Create a virtual environment, activate it and install the dependencies with
$ python3 -m venv venv
$ source ./venv/bin/activate
$ pip install -r requirements.txt
To generate and train the model use the following commands:
$ python -m fetch
$ python -m train -k rbf
You can use the following models from the CLI:
$ python -m fetch -h
usage: fetch.py [-h] [-o OUTPATH] [-s] [-r]
Fetch the mnist_784 dataset from openml, and save it to HDF5.
optional arguments:
-h, --help show this help message and exit
-o OUTPATH, --outpath OUTPATH
The filepath where the HDF5 dataset will be saved.
-s, --shift Augment the dataset by shifting the images.
-r, --rotate Augment the dataset by rotating the images.
$ python -m train -h
usage: train.py [-h] [-g] [-d DATASET] [-o OUTPATH] [-v] [-m] [-C REGULARIZATION] [-G GAMMA] [-k KERNEL]
Train a model from an HDF5 dataset and export it to a file.
optional arguments:
-h, --help show this help message and exit
-g, --gridsearch Perform a grid search for optimizing the hyperparameters. If specified the model hyperparameters (e.g. --gamma and
--regularization) are ignored.
-d DATASET, --dataset DATASET
A filepath containing the dataset in the HDF5 format.
-o OUTPATH, --outpath OUTPATH
The filepath for storing the trained model.
-v, ---verbose Display information about the trained model on stdout.
-m, --metrics Display metrics computed on the test set.
-C REGULARIZATION, --regularization REGULARIZATION
Regularization parameter. The strength of the regularization
is inversely proportional to C. Must be strictly
positive. The penalty is a squared l2 penalty
-G GAMMA, --gamma GAMMA
Kernel coefficient for 'rbf', 'poly' and 'sigmoid'. Can be a
float value or one of 'scale' and 'auto'
-k KERNEL, --kernel KERNEL
The SVM kernel to be used.
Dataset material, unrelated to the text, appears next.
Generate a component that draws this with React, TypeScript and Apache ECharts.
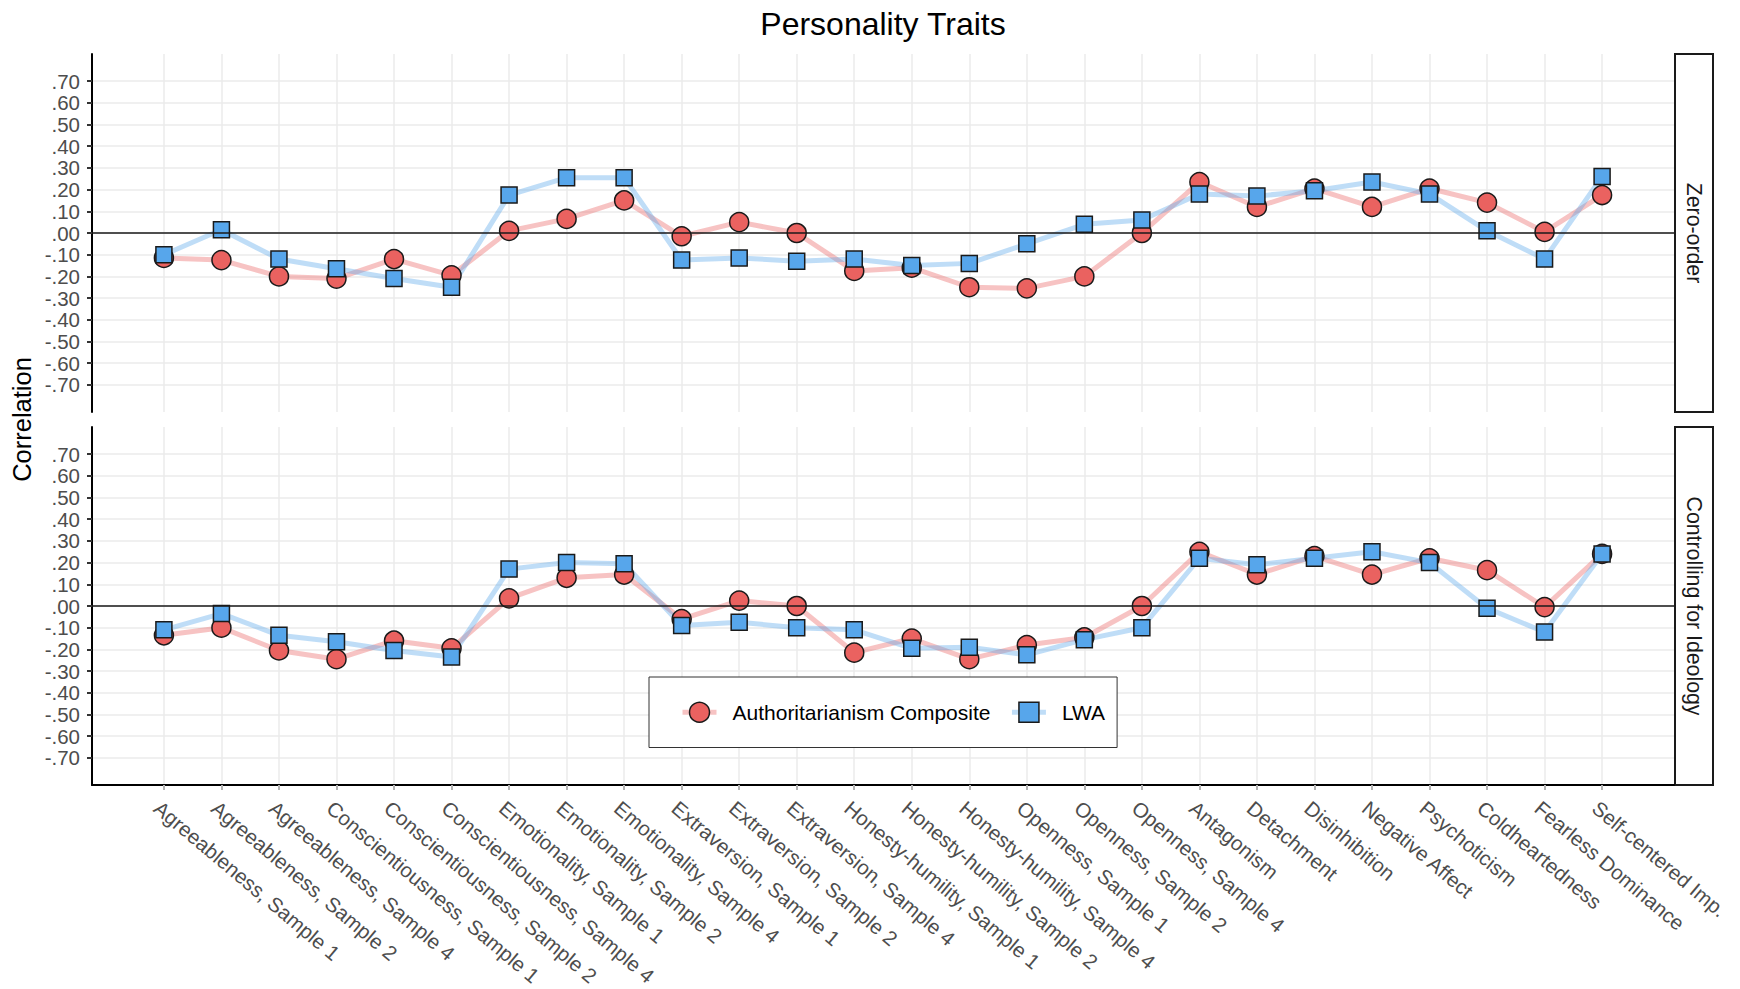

The following values are allowed:
rbf, sigmoid, poly.
$ python -m predict -h
usage: predict.py [-h] [-m MODEL] [-v] [images [images ...]]
Predict an image of a digit between 0 and 9 using an SVM classificator.
positional arguments:
images The filepath of the image to be predicted.
optional arguments:
-h, --help show this help message and exit
-m MODEL, --model MODEL
The filepath of the trained model.
-v, ---verbose Display information about the trained model on stdout.
The following kernels are supported: rbf, polynomial, sigmoid. Of those the most promising is the rbf kernel.
I perform a grid search on the validation set, train the model with the best parameters on the training set, and then evaluate the accuracy on the test set. With that I get the following results.
$ python3 -m train -k rbf -v -m -g
INFO Loading dataset from data.h5INFO Performing grid search.
Fitting 5 folds for each of 8 candidates, totalling 40 fits
INFO Search time: 736.29s
INFO Search Accuracy: 0.9444000000000001
INFO Best parameters: {
"clf__C": 8,
"clf__gamma": "scale",
"clf__kernel": "rbf"
}
INFO Training an SVM classifier with rbf kernel
INFO Training time: 260.68s
INFO Metrics computed on the test set
precision recall f1-score support
0 0.98 0.99 0.99 980
1 0.99 0.99 0.99 1135
2 0.93 0.98 0.95 1032
3 0.97 0.98 0.97 1010
4 0.97 0.97 0.97 982
5 0.97 0.96 0.97 892
6 0.98 0.98 0.98 958
7 0.97 0.96 0.97 1028
8 0.97 0.96 0.97 974
9 0.98 0.95 0.96 1009
accuracy 0.97 10000
macro avg 0.97 0.97 0.97 10000
weighted avg 0.97 0.97 0.97 10000
Confusion matrix:
[[ 968 0 3 2 1 2 3 0 1 0]
[ 0 1126 3 0 0 1 3 1 1 0]
[ 6 3 1007 1 2 0 1 4 7 1]
[ 0 0 7 987 1 5 0 4 6 0]
[ 0 0 13 0 951 2 3 4 1 8]
[ 2 0 9 9 1 859 5 1 4 2]
[ 5 2 3 1 3 6 936 0 2 0]
[ 0 6 17 2 6 1 0 987 0 9]
[ 3 0 10 6 6 8 1 4 932 4]
[ 1 3 7 8 11 2 0 12 3 962]]
Even though this looks quite good, the predictions on the web interface are not as good as this. I guess that's in part, because the SVM model is not accurate enough and in part because the training data are not well suited for this application. The MNIST dataset consists of handwritten digits, while we make predictions on digits drawn on a HTML canvas. These are different things.